The Writers Guild of America and United Talent Agency have agreed to a new franchise agreement, the first step toward resolving a bitter battle between the WGA and Hollywood’s talent agencies.
The agreement, announced July 15 in a letter to WGA membership, makes UTA — the industry’s third-largest talent agency — the first major agency to come to terms with the guild on a new contract.
The WGA and the talent agencies have been locked in a struggle for more than a year over practices the union contends may compromise financial interests of the writers.
The conflict began in April 2019 when WGA ordered its members to fire agents that did not sign a new agreement effectively ending those practices, which replaced a pact that had been in place since 1976.
The dispute escalated when the Writers Guild sued UTA, Endeavor-owned WME, ICM Partners and Creative Artists Agency, alleging the practice of collecting packaging fees for assembling talent on projects violated the law.
The agencies responded by suing the WGA, leaving both sides mired in federal litigation, with each side leveling antitrust claims against the other.
According to the union’s letter to its members, WGA and UTA have agreed to “withdraw the legal claims each has brought against the other in federal court.”
WGA had reached agreements with smaller agencies, including Paradigm Talent Agency, Gersh Agency Inc. and APA.

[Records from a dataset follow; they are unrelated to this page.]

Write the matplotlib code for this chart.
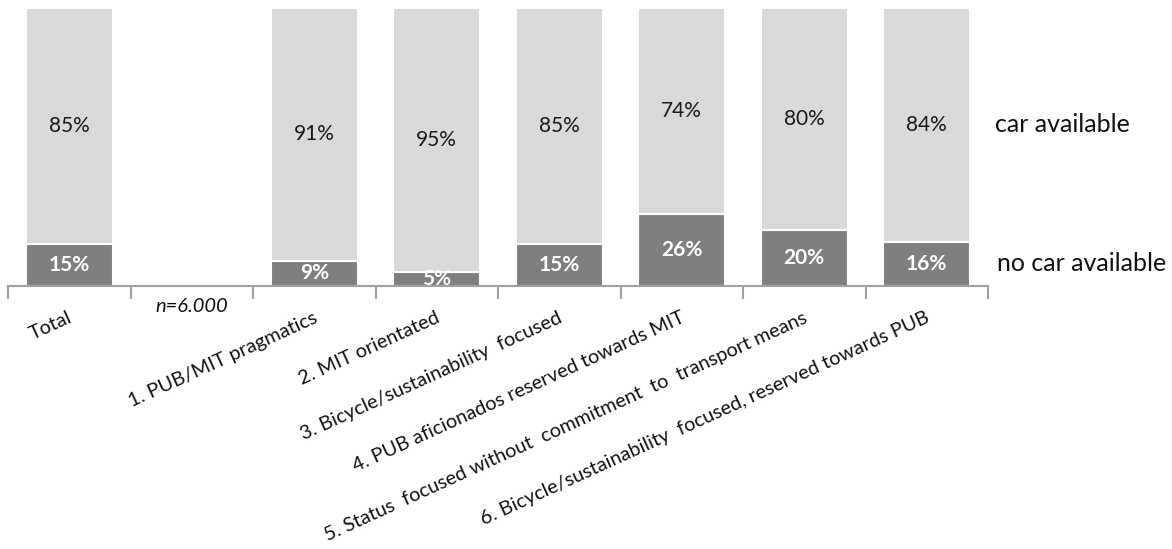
import numpy as np
import matplotlib
matplotlib.use("Agg")
import matplotlib.pyplot as plt
from matplotlib.transforms import blended_transform_factory

categories = ["Total", "", "1. PUB/MIT pragmatics", "2. MIT orientated",
              "3. Bicycle/sustainability  focused",
              "4. PUB aficionados reserved towards MIT",
              "5. Status  focused without  commitment  to  transport means",
              "6. Bicycle/sustainability  focused, reserved towards PUB"]
no_car = [15, np.nan, 9, 5, 15, 26, 20, 16]
car = [85, np.nan, 91, 95, 85, 74, 80, 84]
series_names = ["no car available", "car available"]
sample_note = "n=6.000"

plt.rcParams['font.family'] = ['Lato', 'DejaVu Sans']

fig = plt.figure(figsize=(11.72, 5.49), dpi=100)
W, H = 1172, 549
ax = fig.add_axes([8 / W, 1 - 286 / H, 980 / W, 278 / H])

x = np.arange(len(categories))
nc = np.array(no_car, dtype=float)
cv = np.array(car, dtype=float)
mask = ~np.isnan(nc)
bw = 0.71
ax.bar(x[mask], nc[mask], width=bw, color='#7f7f7f', edgecolor='white', linewidth=1.5)
ax.bar(x[mask], cv[mask], bottom=nc[mask], width=bw, color='#d9d9d9',
       edgecolor='white', linewidth=1.5)

for xi, a, b in zip(x[mask], nc[mask], cv[mask]):
    ax.text(xi, a / 2, f"{a:.0f}%", ha='center', va='center', color='white',
            fontsize=15, fontweight='bold', clip_on=True)
    ax.text(xi, a + b / 2, f"{b:.0f}%", ha='center', va='center', color='#1a1a1a',
            fontsize=15, clip_on=True)

ax.set_xlim(-0.5, len(categories) - 0.5)
ax.set_ylim(0, 100)
for s in ['top', 'right', 'left']:
    ax.spines[s].set_visible(False)
ax.spines['bottom'].set_color('#a0a0a0')
ax.spines['bottom'].set_linewidth(1.5)
ax.spines['bottom'].set_zorder(5)
ax.set_yticks([])
ax.set_xticks(np.arange(-0.5, len(categories) + 0.5, 1.0))
ax.set_xticklabels([])
ax.tick_params(axis='x', length=9, width=1.5, color='#a0a0a0', direction='out')

trans = blended_transform_factory(ax.transData, ax.transAxes)
for xi, lab in zip(x, categories):
    if not lab:
        continue
    ax.annotate(lab, xy=(xi, 0), xycoords=trans, xytext=(2, -31),
                textcoords='offset pixels', ha='right', va='center',
                rotation=24.5, rotation_mode='anchor', fontsize=14.3, color='#111111',
                annotation_clip=False)

ax.annotate(sample_note, xy=(1, 0), xycoords=trans, xytext=(0, -20),
            textcoords='offset pixels', ha='center', va='center',
            fontsize=14.5, fontstyle='italic', color='#111111', annotation_clip=False)

# series labels at right, aligned with last bar's segments
last = np.where(mask)[0][-1]
ax.annotate(series_names[0], xy=(1.0, nc[last] / 2), xycoords=('axes fraction', 'data'),
            xytext=(9, 0), textcoords='offset pixels', ha='left', va='center',
            fontsize=18, color='#111111', annotation_clip=False)
ax.annotate(series_names[1], xy=(1.0, nc[last] + cv[last] / 2),
            xycoords=('axes fraction', 'data'),
            xytext=(7, 0), textcoords='offset pixels', ha='left', va='center',
            fontsize=18, color='#111111', annotation_clip=False)

fig.savefig("out.png", dpi=100)
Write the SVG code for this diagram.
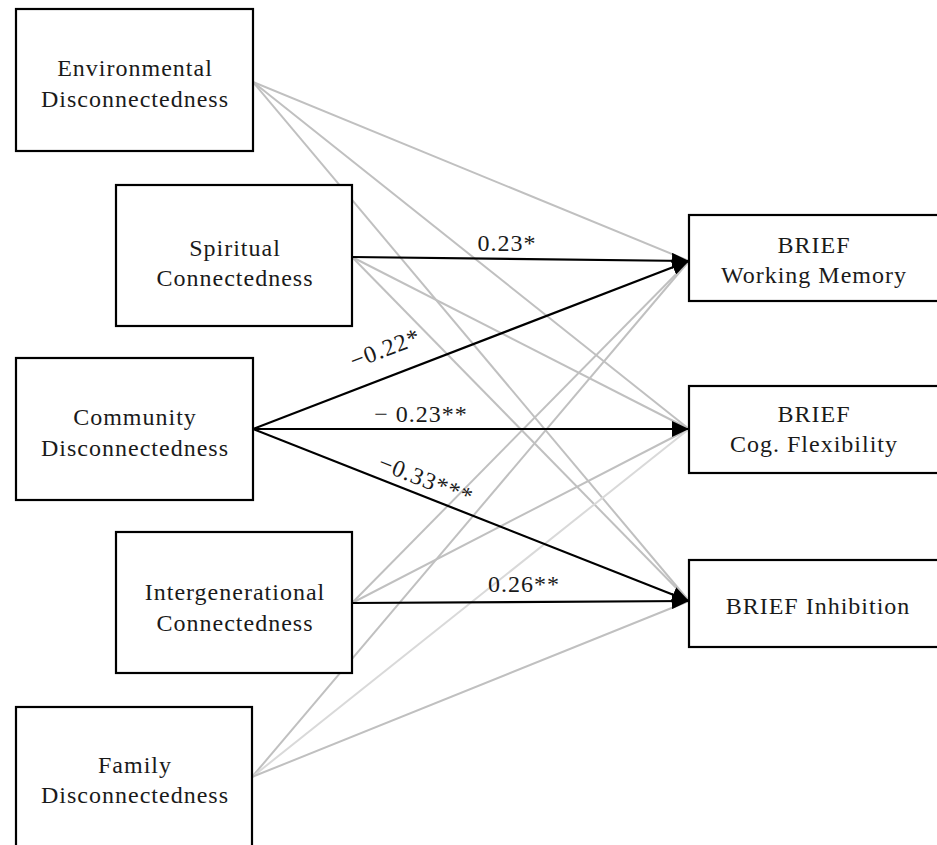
<svg xmlns="http://www.w3.org/2000/svg" width="937" height="845" viewBox="0 0 937 845">
<style>
.box{fill:#fff;stroke:#000;stroke-width:2.2}
.t{font-family:"Liberation Serif","Times New Roman",serif;font-size:24px;letter-spacing:1px;fill:#1a1a1a;text-anchor:middle}
.g{stroke:#c0c0c0;stroke-width:2;fill:none}
.gl{stroke:#d9d9d9;stroke-width:2;fill:none}
.b{stroke:#000;stroke-width:2.2;fill:none;marker-end:url(#ah)}
.lbl{font-family:"Liberation Serif","Times New Roman",serif;font-size:24px;letter-spacing:1px;fill:#1a1a1a;text-anchor:middle}
</style>
<defs>
<marker id="ah" markerUnits="userSpaceOnUse" markerWidth="18" markerHeight="16" refX="17" refY="8" orient="auto">
<path d="M0,0 L17,8 L0,16 Z" fill="#000"/>
</marker>
</defs>
<rect width="937" height="845" fill="#fff"/>
<g id="connectors">
<line class="g" x1="253" y1="82" x2="689" y2="261"/>
<line class="g" x1="253" y1="82" x2="689" y2="429"/>
<line class="g" x1="253" y1="82" x2="689" y2="601"/>
<line class="g" x1="352" y1="257" x2="689" y2="429"/>
<line class="g" x1="352" y1="257" x2="689" y2="601"/>
<line class="g" x1="352" y1="603" x2="689" y2="261"/>
<line class="g" x1="352" y1="603" x2="689" y2="429"/>
<line class="g" x1="252" y1="777" x2="689" y2="261"/>
<line class="gl" x1="252" y1="777" x2="689" y2="429"/>
<line class="g" x1="252" y1="777" x2="689" y2="601"/>
<line class="b" x1="352" y1="257" x2="689" y2="261"/>
<line class="b" x1="253" y1="429" x2="689" y2="261"/>
<line class="b" x1="253" y1="429" x2="689" y2="429"/>
<line class="b" x1="253" y1="429" x2="689" y2="601"/>
<line class="b" x1="352" y1="603" x2="689" y2="601"/>
<text class="lbl" x="507" y="251">0.23*</text>
<text class="lbl" transform="translate(388,356) rotate(-21.07)">−0.22*</text>
<text class="lbl" x="421" y="422">− 0.23**</text>
<text class="lbl" transform="translate(423,487) rotate(21.53)">−0.33***</text>
<text class="lbl" x="524" y="592">0.26**</text>
</g>
<g id="env">
<rect class="box" x="16" y="9" width="237" height="142"/>
<text class="t" x="135" y="76">Environmental</text>
<text class="t" x="135" y="107">Disconnectedness</text>
</g>
<g id="spiritual">
<rect class="box" x="116" y="185" width="236" height="141"/>
<text class="t" x="235" y="256">Spiritual</text>
<text class="t" x="235" y="286">Connectedness</text>
</g>
<g id="community">
<rect class="box" x="16" y="358" width="237" height="142"/>
<text class="t" x="135" y="425">Community</text>
<text class="t" x="135" y="456">Disconnectedness</text>
</g>
<g id="intergen">
<rect class="box" x="116" y="532" width="236" height="141"/>
<text class="t" x="235" y="600">Intergenerational</text>
<text class="t" x="235" y="631">Connectedness</text>
</g>
<g id="family">
<rect class="box" x="16" y="707" width="236" height="142"/>
<text class="t" x="135" y="773">Family</text>
<text class="t" x="135" y="803">Disconnectedness</text>
</g>
<g id="wm">
<rect class="box" x="689" y="215" width="252" height="86"/>
<text class="t" x="814" y="253">BRIEF</text>
<text class="t" x="814" y="283">Working Memory</text>
</g>
<g id="cf">
<rect class="box" x="689" y="386" width="252" height="87"/>
<text class="t" x="814" y="422">BRIEF</text>
<text class="t" x="814" y="452">Cog. Flexibility</text>
</g>
<g id="inh">
<rect class="box" x="689" y="560" width="252" height="87"/>
<text class="t" x="818" y="614">BRIEF Inhibition</text>
</g>
</svg>
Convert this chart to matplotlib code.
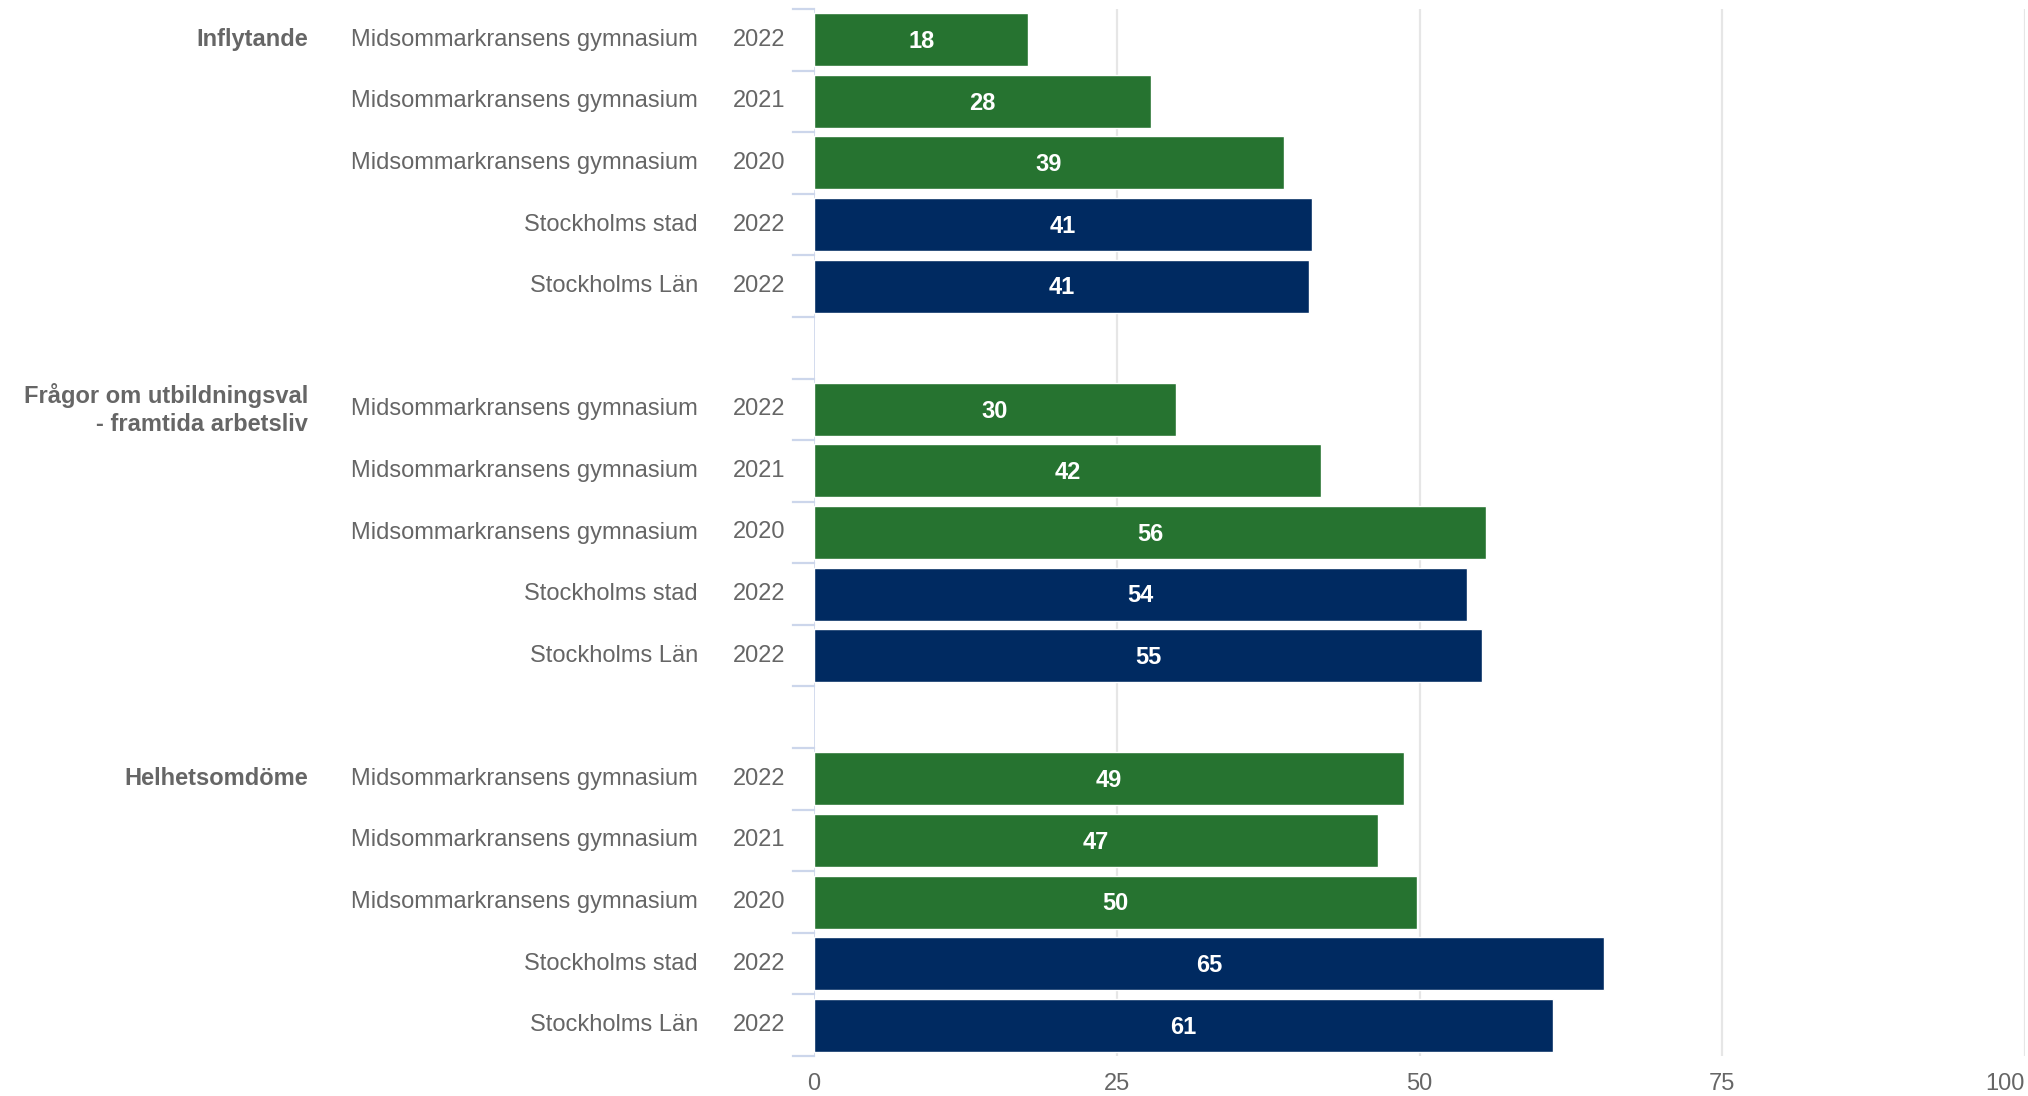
import numpy as np
import matplotlib
matplotlib.use("Agg")
import matplotlib.pyplot as plt
from matplotlib.transforms import blended_transform_factory

plt.rcParams['font.family'] = ['Liberation Sans', 'DejaVu Sans']

groups = ["Inflytande", "Frågor om utbildningsval\n- framtida arbetsliv", "Helhetsomdöme"]
names = ["Midsommarkransens gymnasium", "Midsommarkransens gymnasium",
         "Midsommarkransens gymnasium", "Stockholms stad", "Stockholms Län"]
years = ["2022", "2021", "2020", "2022", "2022"]
values = [
    [17.7, 27.8, 38.8, 41.1, 40.9],
    [29.9, 41.9, 55.5, 53.9, 55.2],
    [48.7, 46.6, 49.8, 65.2, 61.0],
]
school_color = "#267330"
region_color = "#002a61"
bar_colors = [school_color, school_color, school_color, region_color, region_color]
xticks = [0, 25, 50, 75, 100]

W, H = 2028, 1096
fig = plt.figure(figsize=(W / 100, H / 100), dpi=100)
ax = fig.add_axes([814 / W, 40 / H, (2025 - 814) / W, (1056 - 9) / H])
lab = blended_transform_factory(fig.transFigure, ax.transData)

n_slots = len(groups) * 6 - 1
grey = "#666666"
fs = 17

for g, grp in enumerate(groups):
    for i in range(len(names)):
        y = g * 6 + i
        v = values[g][i]
        ax.barh(y, v, height=0.86, color=bar_colors[i], edgecolor="white",
                linewidth=1, zorder=3)
        ax.text(v / 2, y + 0.03, str(int(round(v))), color="white", fontsize=fs,
                fontweight="bold", ha="center", va="center", zorder=4)
        ax.text(785 / W, y, years[i], transform=lab,
                fontsize=fs, color=grey, ha="right", va="center")
        ax.text(698 / W, y, names[i], transform=lab,
                fontsize=fs, color=grey, ha="right", va="center")
    ax.text(308 / W, g * 6, grp, transform=lab,
            fontsize=fs, color=grey, fontweight="bold", ha="right",
            va="center", linespacing=1.25)

ax.set_xlim(0, 100)
ax.set_ylim(n_slots - 0.5, -0.5)

for x in xticks[1:]:
    ax.axvline(x, color="#e6e6e6", linewidth=1.6, zorder=1)
ax.axvline(0, color="#ccd6eb", linewidth=1.2, zorder=2)

# category boundary ticks
for b in np.arange(-0.5, n_slots, 1.0):
    ax.plot([-21 / 12.11, 0], [b, b], color="#ccd6eb", linewidth=1.6,
            clip_on=False, zorder=2)

ax.set_xticks(xticks)
ax.set_xticklabels([str(x) for x in xticks], fontsize=fs, color=grey)
ax.get_xticklabels()[-1].set_ha("right")
ax.tick_params(axis="x", length=0, pad=12)
ax.set_yticks([])
for s in ax.spines.values():
    s.set_visible(False)

fig.savefig("out.png", dpi=100)
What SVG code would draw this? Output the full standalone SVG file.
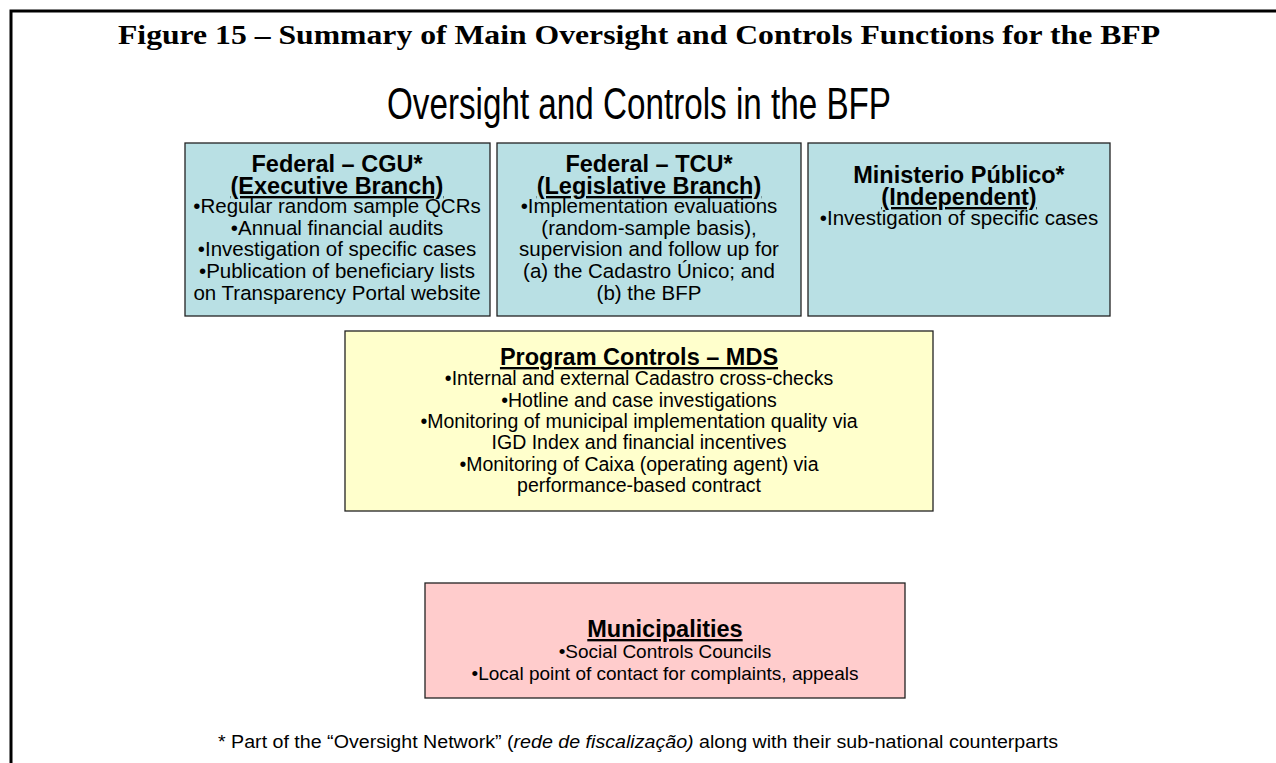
<svg xmlns="http://www.w3.org/2000/svg" width="1276" height="763" viewBox="0 0 1276 763">
<style>
.box{stroke:#222;stroke-width:1.3}
.blue{fill:#B9E0E4}
.yellow{fill:#FFFFCC}
.pink{fill:#FFCCCC}
text{font-family:"Liberation Sans",Arial,sans-serif;fill:#000;text-anchor:middle}
.h{font-size:23.5px;font-weight:bold}
.u{text-decoration:underline}
.b{font-size:20.5px}
.y{font-size:19.5px}
.p{font-size:19px}
</style>
<rect width="1276" height="763" fill="#fff"/>
<rect x="11" y="11" width="1275" height="770" fill="none" stroke="#000" stroke-width="3"/>
<text x="639" y="44" textLength="1042" lengthAdjust="spacingAndGlyphs" style="font-family:'Liberation Serif','Times New Roman',serif;font-size:28px;font-weight:bold">Figure 15 – Summary of Main Oversight and Controls Functions for the BFP</text>
<text x="639" y="119" textLength="504" lengthAdjust="spacingAndGlyphs" style="font-size:44px">Oversight and Controls in the BFP</text>
<g id="cgu">
<rect class="box blue" x="185" y="143" width="305" height="173"/>
<text class="h" x="337" y="172">Federal – CGU*</text>
<text class="h u" x="337" y="194">(Executive Branch)</text>
<text class="b" x="337" y="213">•Regular random sample QCRs</text>
<text class="b" x="337" y="235">•Annual financial audits</text>
<text class="b" x="337" y="256">•Investigation of specific cases</text>
<text class="b" x="337" y="278">•Publication of beneficiary lists</text>
<text class="b" x="337" y="300">on Transparency Portal website</text>
</g>
<g id="tcu">
<rect class="box blue" x="497" y="143" width="304" height="173"/>
<text class="h" x="649" y="172">Federal – TCU*</text>
<text class="h u" x="649" y="194">(Legislative Branch)</text>
<text class="b" x="649" y="213">•Implementation evaluations</text>
<text class="b" x="649" y="235">(random-sample basis),</text>
<text class="b" x="649" y="256">supervision and follow up for</text>
<text class="b" x="649" y="278">(a) the Cadastro Único; and</text>
<text class="b" x="649" y="300">(b) the BFP</text>
</g>
<g id="mp">
<rect class="box blue" x="808" y="143" width="302" height="173"/>
<text class="h" x="959" y="183">Ministerio Público*</text>
<text class="h u" x="959" y="205">(Independent)</text>
<text class="b" x="959" y="225">•Investigation of specific cases</text>
</g>
<g id="mds">
<rect class="box yellow" x="345" y="331" width="588" height="180"/>
<text class="h u" x="639" y="365">Program Controls – MDS</text>
<text class="y" x="639" y="385">•Internal and external Cadastro cross-checks</text>
<text class="y" x="639" y="407">•Hotline and case investigations</text>
<text class="y" x="639" y="428">•Monitoring of municipal implementation quality via</text>
<text class="y" x="639" y="449">IGD Index and financial incentives</text>
<text class="y" x="639" y="471">•Monitoring of Caixa (operating agent) via</text>
<text class="y" x="639" y="492">performance-based contract</text>
</g>
<g id="municipalities">
<rect class="box pink" x="425" y="583" width="480" height="115"/>
<text class="h u" x="665" y="637">Municipalities</text>
<text class="p" x="665" y="658">•Social Controls Councils</text>
<text class="p" x="665" y="680">•Local point of contact for complaints, appeals</text>
</g>
<g id="connectors"></g>
<text x="638" y="748" textLength="840" lengthAdjust="spacingAndGlyphs" style="font-size:17.5px">* Part of the “Oversight Network” (<tspan font-style="italic">rede de fiscalização)</tspan> along with their sub-national counterparts</text>
</svg>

According to the letter signed by WGA’s negotiating committee, the UTA pact protects writers on a number of counts, including “strict limitation on ownership of production entities.”
That issue has become more important to writers as large talent agencies have begun to move into content creation, allowing a writer’s agent to perhaps place the value of a package deal for the company ahead of negotiating the best contract for the writer.
The agreement “extends the packaging sunset date to June 30, 2022,” the letter said.